Still in Siracusa a few more days...
...and I wish I could stay for at least a year and get to know this place even more
The Swede and I have been in Siracusa now for eight days, and I readily admit that we have been just doing our own thing and not really venturing out of the city. We’ve
When in Sicilia, partake in granita
It’s been hotter than usual since we arrived, so nearly every day we’ve cooled off with granita. If you’ve never had granita, I’d say – at least for Philadelphians – it’s like a combination of Italian ice (or what we call ‘water ice’ in Philly, ice cream and a slushie. Sicily is the home of the granita and they are so refreshing. When I still lived in Philly, I often had lemon, mandarin orange or coffee-flavoured granita. Ever since we arrived in Siracusa, we’ve enjoyed almond (or mandorla in Italian), pistachio (or pistacchio in Italian) and mulberry (called gelsi here).
The Swede’s favorite so far has been pistachio while mine has been a tie between almond and pistachio. If I lived in Siracusa, I would probably eat granita every single day – that’s how much I love it.
We’ve enjoyed granita at two places here in Siracusa: Gelateria artiginale Belfiore and il Mastro Gelataio. Both places served amazing granita.
Mangia, mangia, mangia!
We rented an apartment in the Borgata district of Siracusa and decided to have breakfast and dinner out every other day rather than cooking at home all the time. It’s vacation, right? We should feel like we’re spoiling ourselves. Where we ate while in Siracusa:
Agape Ristorante – we had dinner there twice and loved it (the first evening, the Swede tried their spaghetti with sardines and loved while I had the Gran fritto del Mediterraneo – fried calamari, prawns and fish – so yummy; the second evening, he devoured a steak with patate al forno while I savoured the tuna crusted in pistachio with patate al forno on the side
Photo by Agape Ristorante Biblios Café – we had delicious bruschette there (honey, dried figs and ricotta) with a glass of Sicilian white wine for me and a beer for Tord, unfortunately they didn’t have any Sicilian beer on tap, but the Swede was still happy
Caseificio Ciane – the cheese, the cannolis… Fabio the proprietor didn’t lead us wrong.
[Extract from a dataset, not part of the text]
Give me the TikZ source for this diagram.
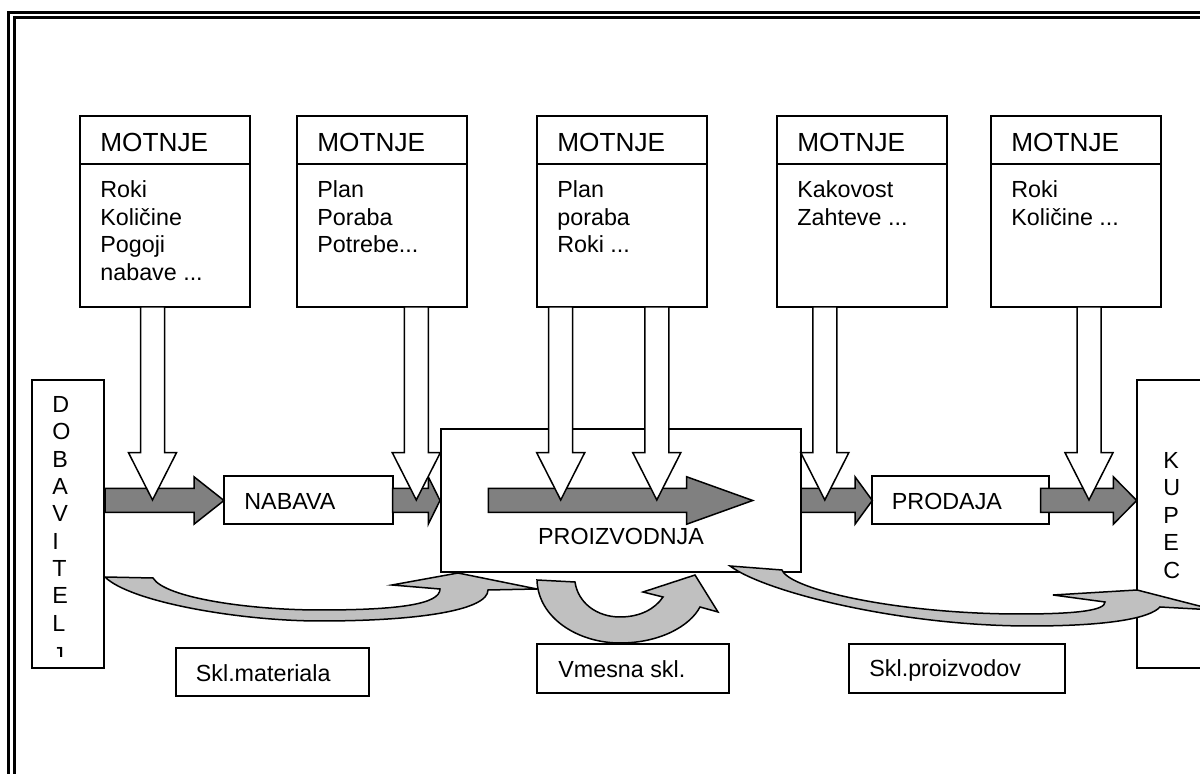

A small but wonderful place for all things cheese (and other things for antipasti and dolce).
Soul Kitchen – we went here on the Swede’s birthday to celebrate. We loved their Sicilian-style tapas and the mellow atmosphere. Highly recommended!
Treat yourself to handcrafted ceramics
The Swede and I love Sicilian ceramics – especially bowls and plates we can use for serving homemade pasta or risotto or whatever other delicacies strike our fancy. Don’t buy them from the souvenir shops. Go to a proper ceramics studio. Often, you can see the artisan at work and it makes the pieces feel all the more special.
While we were in Siracusa, we bought pieces from:
Ceramikale Laboratorio D’Arte on Via della Maestranza, 70 in Ortigia-Siracusa
Ceramiche Artigianali Dolú on Via Larga, 7 in Ortigia-Siracusa
Bere!
We made a lot of stops during our walks to grab something cool to drink and rest our feet. Here are some of our favorite places:
Vinoteca – a great wine bar on the corner of Corso Umberto I and Via Palermo. We had delicious wine and a light dinner here our second night in Siracusa. Definitely going back before we leave.
Insolito Café – Located on via Mosco in Borgata-Santa Lucia district. Nearly every day we’ve dipped in here for a pre-dinner glass of wine. Good service and wine, and friendly personnel who made us feel like locals.
Amunì Ristorante & Cocktail Bar – a beautifully renovated restaurant and bar on Piazza Minerva in Ortigia. A little expensive, but it was a nice way to spoil ourselves. Perfect when you want a retreat from the heat and enjoy a chilled glass of Grillo wine or a Ulysses beer.
We still have two more days here, but we wish we could stay longer and enjoy even more. I’ll share more tips soon.